Our series on Nominated began with my startling discovery I was the Vacation Bible School Director at my church, journeyed through the dangers of the Warm Body Mentality in church programming, and now comes to some ideas and principles to counteract the WBM while also being catalysts for consistent spiritual formation in your church Body. . .
I will start with some disclaimers:
- There are no perfect churches, no perfect programs, no perfect methods for recruiting/training/keeping volunteers, and certainly no perfect discipleship methods.
- There are no one-size-fits-all, can't-miss techniques that can be used in every church, every culture.
- I am not perfect in my principles or methods either. Nor have I always followed my own advice, particularly with volunteers. Most of my principles come from my mistakes. And none of these principles are "re-inventing the wheel".
- God's grace sustains us all and His Spirit moves in many ways--even sometimes through Warm Bodies just going through the motions.
Off to the practicals now. . .
On Recruiting Volunteers
When you ask someone to be a volunteer, give them enough time to process the requirements of the position and to pray about it. Starting with a sense of urgency like "I need to know by tomorrow if you're willing to be our Children's Director for the next 80 years because I know you love kids because you have like six of them," is not a positive first step. I recommend a face-to-face conversation first with a follow-up email with all the details of the position including:
- How long the commitment is for and when will they have an opportunity to step down or renew the commitment. Or if/how they can downgrade or upgrade responsibilities.

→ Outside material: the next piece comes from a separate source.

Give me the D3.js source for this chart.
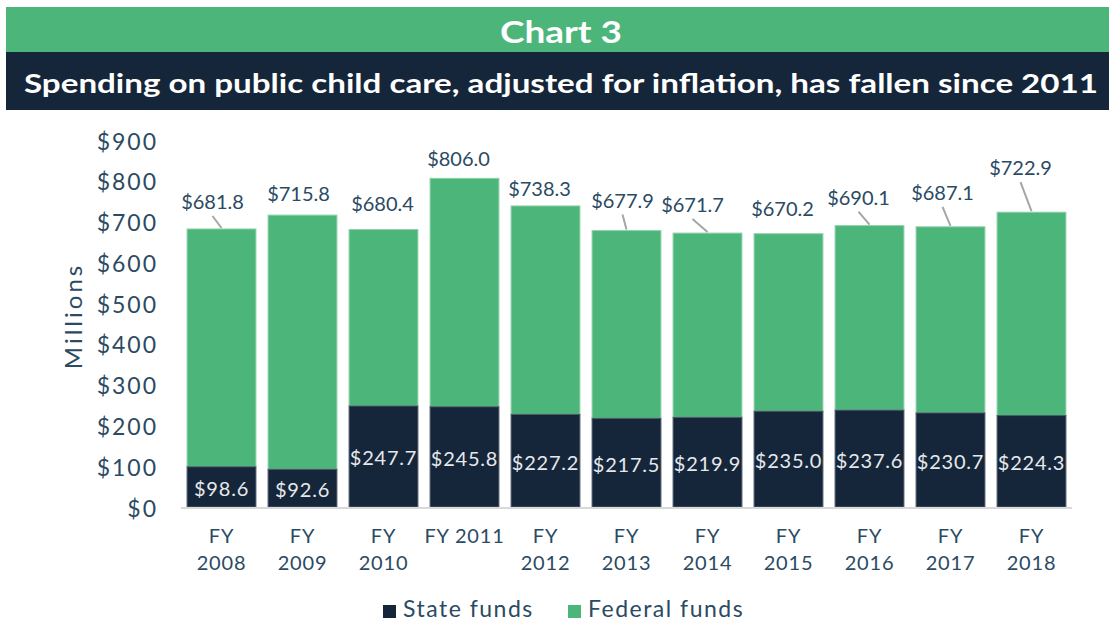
<!DOCTYPE html>
<meta charset="utf-8">
<style>
body{ margin:0; background:#fff; }
text{ font-family: Lato, "Open Sans", sans-serif; }
.tick text{ fill:#2b4a63; font-size:23px; letter-spacing:2px; }
.xlab{ fill:#2b4a63; font-size:20px; text-anchor:middle; letter-spacing:0.8px; }
.total{ fill:#2b4a63; font-size:20px; text-anchor:middle; }
.state{ fill:#e6e9ec; font-size:20px; text-anchor:middle; letter-spacing:0.8px; }
.legend text{ fill:#2b4a63; font-size:23px; letter-spacing:1.5px; }
</style>
<body>
<script src="https://d3js.org/d3.v7.min.js"></script>
<script>
// values (millions of dollars)
var years   = ["FY 2008","FY 2009","FY 2010","FY 2011","FY 2012","FY 2013","FY 2014","FY 2015","FY 2016","FY 2017","FY 2018"];
var state   = [98.6, 92.6, 247.7, 245.8, 227.2, 217.5, 219.9, 235.0, 237.6, 230.7, 224.3];
var totals  = [681.8, 715.8, 680.4, 806.0, 738.3, 677.9, 671.7, 670.2, 690.1, 687.1, 722.9];
var yTicks  = [0, 100, 200, 300, 400, 500, 600, 700, 800, 900];

// where each total label sits relative to its bar (layout only)
var labelDx = [-9, -4, -1, -6, -6, -4, -15, -6, -11, -8, -11];
var labelDy = [-28, -22, -27, -20, -18, -31, -29, -26, -29, -35, -45];
var leader  = [1, 0, 0, 0, 0, 1, 1, 0, 1, 1, 1];

var green = "#4cb67a", navy = "#16263a";

var svg = d3.select("body").append("svg").attr("width", 1109).attr("height", 623);

// header bands
svg.append("rect").attr("x",6).attr("y",7).attr("width",1103).attr("height",45).attr("fill",green);
svg.append("rect").attr("x",6).attr("y",52).attr("width",1103).attr("height",58).attr("fill",navy);
svg.append("text").attr("x",561).attr("y",31).attr("dominant-baseline","central")
   .attr("text-anchor","middle").attr("fill","#fff").style("font-size","30px").style("font-weight","bold")
   .attr("textLength",122).attr("lengthAdjust","spacingAndGlyphs")
   .text("Chart 3");
svg.append("text").attr("x",561).attr("y",82).attr("dominant-baseline","central")
   .attr("text-anchor","middle").attr("fill","#fff").style("font-size","27px").style("font-weight","bold")
   .attr("textLength", 1074).attr("lengthAdjust","spacingAndGlyphs")
   .text("Spending on public child care, adjusted for inflation, has fallen since 2011");

var x = d3.scaleBand().domain(years).range([181, 1072]).paddingInner(0.15).paddingOuter(0.075);
var y = d3.scaleLinear().domain([0, 900]).range([507, 140]);

// y axis
var yAxis = svg.append("g").attr("transform","translate(160,0)")
   .call(d3.axisLeft(y).tickValues(yTicks).tickSize(0).tickPadding(2).tickFormat(d => "$" + d));
yAxis.select(".domain").remove();
yAxis.selectAll(".tick text").attr("dominant-baseline","central").attr("dy",null);

svg.append("text").attr("transform","translate(72,316) rotate(-90)")
   .attr("text-anchor","middle").attr("dominant-baseline","central")
   .attr("fill","#2b4a63").style("font-size","24px").style("letter-spacing","3px").text("Millions");

var rows = years.map((d,i) => ({year:d, state:state[i], total:totals[i], i:i}));

// federal (top) and state (bottom) segments
svg.selectAll(".fed").data(rows).join("rect").attr("class","fed")
   .attr("x", d => x(d.year)).attr("width", x.bandwidth())
   .attr("y", d => y(d.total)).attr("height", d => y(d.state) - y(d.total))
   .attr("fill", green).attr("stroke","#8fd0aa").attr("stroke-width",1);
svg.selectAll(".st").data(rows).join("rect").attr("class","st")
   .attr("x", d => x(d.year)).attr("width", x.bandwidth())
   .attr("y", d => y(d.state)).attr("height", d => y(0) - y(d.state))
   .attr("fill", navy).attr("stroke","#4d5b6b").attr("stroke-width",1);

// x axis line
svg.append("line").attr("x1",181).attr("x2",1072).attr("y1",y(0)+1).attr("y2",y(0)+1)
   .attr("stroke","#d9d9d9").attr("stroke-width",2);

// state labels
svg.selectAll(".state").data(rows).join("text").attr("class","state")
   .attr("x", d => x(d.year) + x.bandwidth()/2)
   .attr("y", d => (y(d.state) + y(0))/2 + 1)
   .attr("dominant-baseline","central")
   .text(d => "$" + d.state.toFixed(1));

// total labels with leader lines
var cx = d => x(d.year) + x.bandwidth()/2;
svg.selectAll(".lead").data(rows.filter(d => leader[d.i])).join("line").attr("class","lead")
   .attr("x1", d => cx(d) + labelDx[d.i]).attr("y1", d => y(d.total) + labelDy[d.i] + 15)
   .attr("x2", d => cx(d)).attr("y2", d => y(d.total) - 1)
   .attr("stroke","#a6a6a6").attr("stroke-width",2);
svg.selectAll(".total").data(rows).join("text").attr("class","total")
   .attr("x", d => cx(d) + labelDx[d.i])
   .attr("y", d => y(d.total) + labelDy[d.i])
   .attr("dominant-baseline","central")
   .text(d => "$" + d.total.toFixed(1));

// x labels, wrapped like the original
svg.selectAll(".xlab").data(rows).join("text").attr("class","xlab")
   .attr("x", cx).attr("y", 535).attr("dominant-baseline","central")
   .each(function(d){
      var t = d3.select(this);
      if (d.year === "FY 2011") { t.text(d.year); return; }
      var parts = d.year.split(" ");
      t.append("tspan").attr("x", cx(d)).attr("dy", 0).text(parts[0]);
      t.append("tspan").attr("x", cx(d)).attr("dy", 27).text(parts[1]);
   });

// legend
var leg = svg.append("g").attr("class","legend");
var items = [["State funds", navy, 383], ["Federal funds", green, 568]];
items.forEach(function(it){
   leg.append("rect").attr("x", it[2]).attr("y", 605).attr("width",13).attr("height",13).attr("fill", it[1]);
   leg.append("text").attr("x", it[2] + 20).attr("y", 617).text(it[0]);
});
</script>
</body>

- What kind of accountability they will have, who they are responsible to report to, and what the evaluation process will be.
- What the time commitments are, including not just the start/end times of services/events, but what time they will be expected to be there both before and after the service/event.
- All the rest of the duties spelled out whatever they may be (teaching, running sound, getting food ready, etc.) including any intangible expectations like "building relationships with teenagers", which may mean telling them specifically things such as "Do not sit on the back row with all the other adults but sit with actual students in the rows."
- Give them a gracious way to say "NO" You're looking for volunteers who want to be there.
- Called: Some sense of peace, calling, or passion for this position but preferably all three. You're not looking for someone to do it out of guilt, because they really like you, or any form of the "I guess I need to get plugged in somewhere" mentality.
- Committed: You consider this position a commitment and a covenant. If they say they're going to do it, then they need to do it. Whether it's tougher than they thought or whether or not they feel encouraged enough, etc. A commitment to the very end: if you sign up to lead a small group, then lead the group (according to the specific duties spelled out for them) no matter how small it gets. . .if it started with 14 and dwindles down to 4, it's just a smaller group. Same expectations apply.
- Capable: Affirm why you asked them to serve in the first place: they have gifts and skill-sets, or sources of joy that you (and probably others) noticed. You wouldn't have asked if you didn't think they were capable.
- Pray for your volunteers
- Check in with them to see how they and the job description are lining up.
- ENCOURAGE them. Don't just use them as slave labor for the success of your ministry. Care about their spiritual development as well: suggest books to them, ask about their relationship with Christ, etc.
- Gently correct any behavior that is not in keeping with your expectations or that are in clear opposition to the agreed upon job description. Do not just swallow it and unload on them at the end of the year and do not just confront it in public right when you see it: set up a face-to-face meeting.
- Keep your end of the deal. Make sure you are providing them the tools they need to thrive: giving them curriculum or small group questions in a timely manner, making purchases ahead of time and not at the last minute, don't change their job description by adding on duties all the time, give accountability and evaluations as promised, etc.
- What if you just had staff get to know their people and then discovered what Callings, Commitment-Levels, and Capabilities already existed in your people and then built your programming around them? A "Developing Unique Programs According to Your Unique People" vs. "Plugging People into Your Already Designed Programs"
- What about knowing a program will be healthy for your church but instead of starting it right away you take a year to train your volunteer leaders on what you want the program to look like? A good example is small group ministry: Instead of getting a dozen leaders to immediately start their own small groups after a one hour crash course on small groups, what about making a small group with those 12 leaders and you lead the group the way you want them to lead their groups? It is a long-view version of programming but I think it is a powerful, mature, and healthy way to really start something well.
- What about having a good program going but letting it "make due" a little bit with not enough volunteers rather than letting it suffer with too many poor or unqualified volunteers? Which is worse: Not having a youth praise band right now OR having a band but none of them really care about holiness off the stage?
- What if instead of looking at every program as a permanent part of the structure of your church life you thought of programs as seasons? And seasons change. Except in this case you ask yourself: In this season of our church (or particular part of our church) is this program still the best way to be utilizing our volunteers for the spiritual formation of God's Kingdom people? If it's not, change the programming.